═════ Data extract ═════
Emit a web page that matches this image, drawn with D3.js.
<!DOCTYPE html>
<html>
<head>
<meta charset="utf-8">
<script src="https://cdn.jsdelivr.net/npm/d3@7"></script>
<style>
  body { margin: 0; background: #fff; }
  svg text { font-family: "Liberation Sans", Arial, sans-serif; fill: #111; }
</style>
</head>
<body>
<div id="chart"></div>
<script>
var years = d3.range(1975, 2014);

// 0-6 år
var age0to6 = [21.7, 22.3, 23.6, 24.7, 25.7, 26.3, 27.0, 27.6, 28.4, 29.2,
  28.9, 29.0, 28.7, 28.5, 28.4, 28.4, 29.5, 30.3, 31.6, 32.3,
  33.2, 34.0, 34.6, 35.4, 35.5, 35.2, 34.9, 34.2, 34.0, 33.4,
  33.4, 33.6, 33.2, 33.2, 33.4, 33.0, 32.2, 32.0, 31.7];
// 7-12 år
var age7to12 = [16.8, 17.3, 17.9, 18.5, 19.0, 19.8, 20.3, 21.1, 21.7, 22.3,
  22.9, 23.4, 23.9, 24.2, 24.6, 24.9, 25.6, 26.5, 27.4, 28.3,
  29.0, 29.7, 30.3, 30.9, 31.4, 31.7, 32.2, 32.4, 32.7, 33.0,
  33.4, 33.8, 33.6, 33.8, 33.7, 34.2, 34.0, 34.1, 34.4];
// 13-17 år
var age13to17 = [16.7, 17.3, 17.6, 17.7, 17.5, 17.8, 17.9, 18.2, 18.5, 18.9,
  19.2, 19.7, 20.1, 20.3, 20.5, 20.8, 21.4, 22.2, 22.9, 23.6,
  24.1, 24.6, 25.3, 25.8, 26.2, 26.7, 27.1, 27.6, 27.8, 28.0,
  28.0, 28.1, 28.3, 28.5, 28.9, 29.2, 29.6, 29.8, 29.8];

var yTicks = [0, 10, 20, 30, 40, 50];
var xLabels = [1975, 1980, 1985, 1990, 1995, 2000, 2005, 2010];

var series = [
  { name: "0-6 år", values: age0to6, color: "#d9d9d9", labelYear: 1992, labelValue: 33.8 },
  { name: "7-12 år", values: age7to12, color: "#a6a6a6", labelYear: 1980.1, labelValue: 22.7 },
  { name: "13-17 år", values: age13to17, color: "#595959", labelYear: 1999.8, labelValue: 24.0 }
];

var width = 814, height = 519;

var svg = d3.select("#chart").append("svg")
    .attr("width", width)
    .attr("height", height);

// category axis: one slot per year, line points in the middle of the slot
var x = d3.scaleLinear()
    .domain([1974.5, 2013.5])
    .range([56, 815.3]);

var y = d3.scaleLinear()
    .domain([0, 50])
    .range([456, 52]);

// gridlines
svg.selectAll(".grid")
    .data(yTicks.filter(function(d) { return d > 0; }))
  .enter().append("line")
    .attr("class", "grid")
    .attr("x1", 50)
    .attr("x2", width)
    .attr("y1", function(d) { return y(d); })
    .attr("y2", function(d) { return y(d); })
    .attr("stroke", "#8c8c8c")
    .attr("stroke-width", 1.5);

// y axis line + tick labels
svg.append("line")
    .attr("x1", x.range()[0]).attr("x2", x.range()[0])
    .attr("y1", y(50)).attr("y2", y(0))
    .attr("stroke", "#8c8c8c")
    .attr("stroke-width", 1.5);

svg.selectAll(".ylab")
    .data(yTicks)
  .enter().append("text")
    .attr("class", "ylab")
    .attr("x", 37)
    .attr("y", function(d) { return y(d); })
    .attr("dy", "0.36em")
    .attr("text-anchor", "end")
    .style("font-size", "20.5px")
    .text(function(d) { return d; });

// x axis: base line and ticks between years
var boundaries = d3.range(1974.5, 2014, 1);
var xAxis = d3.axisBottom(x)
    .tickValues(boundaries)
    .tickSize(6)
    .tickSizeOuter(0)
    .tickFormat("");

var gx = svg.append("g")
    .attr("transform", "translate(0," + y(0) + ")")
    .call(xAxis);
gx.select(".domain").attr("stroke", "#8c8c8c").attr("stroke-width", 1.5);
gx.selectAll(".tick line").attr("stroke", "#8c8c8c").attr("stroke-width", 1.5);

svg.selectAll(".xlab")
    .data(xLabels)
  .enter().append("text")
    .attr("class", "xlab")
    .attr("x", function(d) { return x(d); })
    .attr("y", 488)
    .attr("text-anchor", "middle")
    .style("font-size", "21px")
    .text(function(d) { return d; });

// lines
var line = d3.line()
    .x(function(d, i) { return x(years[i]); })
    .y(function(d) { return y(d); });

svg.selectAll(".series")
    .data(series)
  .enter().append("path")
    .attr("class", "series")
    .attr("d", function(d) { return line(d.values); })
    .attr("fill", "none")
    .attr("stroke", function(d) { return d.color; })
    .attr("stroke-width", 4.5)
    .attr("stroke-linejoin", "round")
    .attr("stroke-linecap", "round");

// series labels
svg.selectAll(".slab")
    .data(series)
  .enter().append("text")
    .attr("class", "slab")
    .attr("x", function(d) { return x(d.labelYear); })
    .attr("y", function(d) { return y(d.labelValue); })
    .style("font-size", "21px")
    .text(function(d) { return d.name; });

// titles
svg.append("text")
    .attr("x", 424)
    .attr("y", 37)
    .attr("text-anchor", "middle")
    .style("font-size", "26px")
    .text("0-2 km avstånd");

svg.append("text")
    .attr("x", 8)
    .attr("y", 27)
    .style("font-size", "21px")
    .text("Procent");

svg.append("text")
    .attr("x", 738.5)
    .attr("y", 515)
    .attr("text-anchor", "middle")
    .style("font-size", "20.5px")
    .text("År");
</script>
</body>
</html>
═════
## Exercise
The listing above must be transcribed exactly, line by line.

## Response to the exercise
Emit a web page that matches this image, drawn with D3.js.
<!DOCTYPE html>
<html>
<head>
<meta charset="utf-8">
<script src="https://cdn.jsdelivr.net/npm/d3@7"></script>
<style>
  body { margin: 0; background: #fff; }
  svg text { font-family: "Liberation Sans", Arial, sans-serif; fill: #111; }
</style>
</head>
<body>
<div id="chart"></div>
<script>
var years = d3.range(1975, 2014);

// 0-6 år
var age0to6 = [21.7, 22.3, 23.6, 24.7, 25.7, 26.3, 27.0, 27.6, 28.4, 29.2,
  28.9, 29.0, 28.7, 28.5, 28.4, 28.4, 29.5, 30.3, 31.6, 32.3,
  33.2, 34.0, 34.6, 35.4, 35.5, 35.2, 34.9, 34.2, 34.0, 33.4,
  33.4, 33.6, 33.2, 33.2, 33.4, 33.0, 32.2, 32.0, 31.7];
// 7-12 år
var age7to12 = [16.8, 17.3, 17.9, 18.5, 19.0, 19.8, 20.3, 21.1, 21.7, 22.3,
  22.9, 23.4, 23.9, 24.2, 24.6, 24.9, 25.6, 26.5, 27.4, 28.3,
  29.0, 29.7, 30.3, 30.9, 31.4, 31.7, 32.2, 32.4, 32.7, 33.0,
  33.4, 33.8, 33.6, 33.8, 33.7, 34.2, 34.0, 34.1, 34.4];
// 13-17 år
var age13to17 = [16.7, 17.3, 17.6, 17.7, 17.5, 17.8, 17.9, 18.2, 18.5, 18.9,
  19.2, 19.7, 20.1, 20.3, 20.5, 20.8, 21.4, 22.2, 22.9, 23.6,
  24.1, 24.6, 25.3, 25.8, 26.2, 26.7, 27.1, 27.6, 27.8, 28.0,
  28.0, 28.1, 28.3, 28.5, 28.9, 29.2, 29.6, 29.8, 29.8];

var yTicks = [0, 10, 20, 30, 40, 50];
var xLabels = [1975, 1980, 1985, 1990, 1995, 2000, 2005, 2010];

var series = [
  { name: "0-6 år", values: age0to6, color: "#d9d9d9", labelYear: 1992, labelValue: 33.8 },
  { name: "7-12 år", values: age7to12, color: "#a6a6a6", labelYear: 1980.1, labelValue: 22.7 },
  { name: "13-17 år", values: age13to17, color: "#595959", labelYear: 1999.8, labelValue: 24.0 }
];

var width = 814, height = 519;

var svg = d3.select("#chart").append("svg")
    .attr("width", width)
    .attr("height", height);

// category axis: one slot per year, line points in the middle of the slot
var x = d3.scaleLinear()
    .domain([1974.5, 2013.5])
    .range([56, 815.3]);

var y = d3.scaleLinear()
    .domain([0, 50])
    .range([456, 52]);

// gridlines
svg.selectAll(".grid")
    .data(yTicks.filter(function(d) { return d > 0; }))
  .enter().append("line")
    .attr("class", "grid")
    .attr("x1", 50)
    .attr("x2", width)
    .attr("y1", function(d) { return y(d); })
    .attr("y2", function(d) { return y(d); })
    .attr("stroke", "#8c8c8c")
    .attr("stroke-width", 1.5);

// y axis line + tick labels
svg.append("line")
    .attr("x1", x.range()[0]).attr("x2", x.range()[0])
    .attr("y1", y(50)).attr("y2", y(0))
    .attr("stroke", "#8c8c8c")
    .attr("stroke-width", 1.5);

svg.selectAll(".ylab")
    .data(yTicks)
  .enter().append("text")
    .attr("class", "ylab")
    .attr("x", 37)
    .attr("y", function(d) { return y(d); })
    .attr("dy", "0.36em")
    .attr("text-anchor", "end")
    .style("font-size", "20.5px")
    .text(function(d) { return d; });

// x axis: base line and ticks between years
var boundaries = d3.range(1974.5, 2014, 1);
var xAxis = d3.axisBottom(x)
    .tickValues(boundaries)
    .tickSize(6)
    .tickSizeOuter(0)
    .tickFormat("");

var gx = svg.append("g")
    .attr("transform", "translate(0," + y(0) + ")")
    .call(xAxis);
gx.select(".domain").attr("stroke", "#8c8c8c").attr("stroke-width", 1.5);
gx.selectAll(".tick line").attr("stroke", "#8c8c8c").attr("stroke-width", 1.5);

svg.selectAll(".xlab")
    .data(xLabels)
  .enter().append("text")
    .attr("class", "xlab")
    .attr("x", function(d) { return x(d); })
    .attr("y", 488)
    .attr("text-anchor", "middle")
    .style("font-size", "21px")
    .text(function(d) { return d; });

// lines
var line = d3.line()
    .x(function(d, i) { return x(years[i]); })
    .y(function(d) { return y(d); });

svg.selectAll(".series")
    .data(series)
  .enter().append("path")
    .attr("class", "series")
    .attr("d", function(d) { return line(d.values); })
    .attr("fill", "none")
    .attr("stroke", function(d) { return d.color; })
    .attr("stroke-width", 4.5)
    .attr("stroke-linejoin", "round")
    .attr("stroke-linecap", "round");

// series labels
svg.selectAll(".slab")
    .data(series)
  .enter().append("text")
    .attr("class", "slab")
    .attr("x", function(d) { return x(d.labelYear); })
    .attr("y", function(d) { return y(d.labelValue); })
    .style("font-size", "21px")
    .text(function(d) { return d.name; });

// titles
svg.append("text")
    .attr("x", 424)
    .attr("y", 37)
    .attr("text-anchor", "middle")
    .style("font-size", "26px")
    .text("0-2 km avstånd");

svg.append("text")
    .attr("x", 8)
    .attr("y", 27)
    .style("font-size", "21px")
    .text("Procent");

svg.append("text")
    .attr("x", 738.5)
    .attr("y", 515)
    .attr("text-anchor", "middle")
    .style("font-size", "20.5px")
    .text("År");
</script>
</body>
</html>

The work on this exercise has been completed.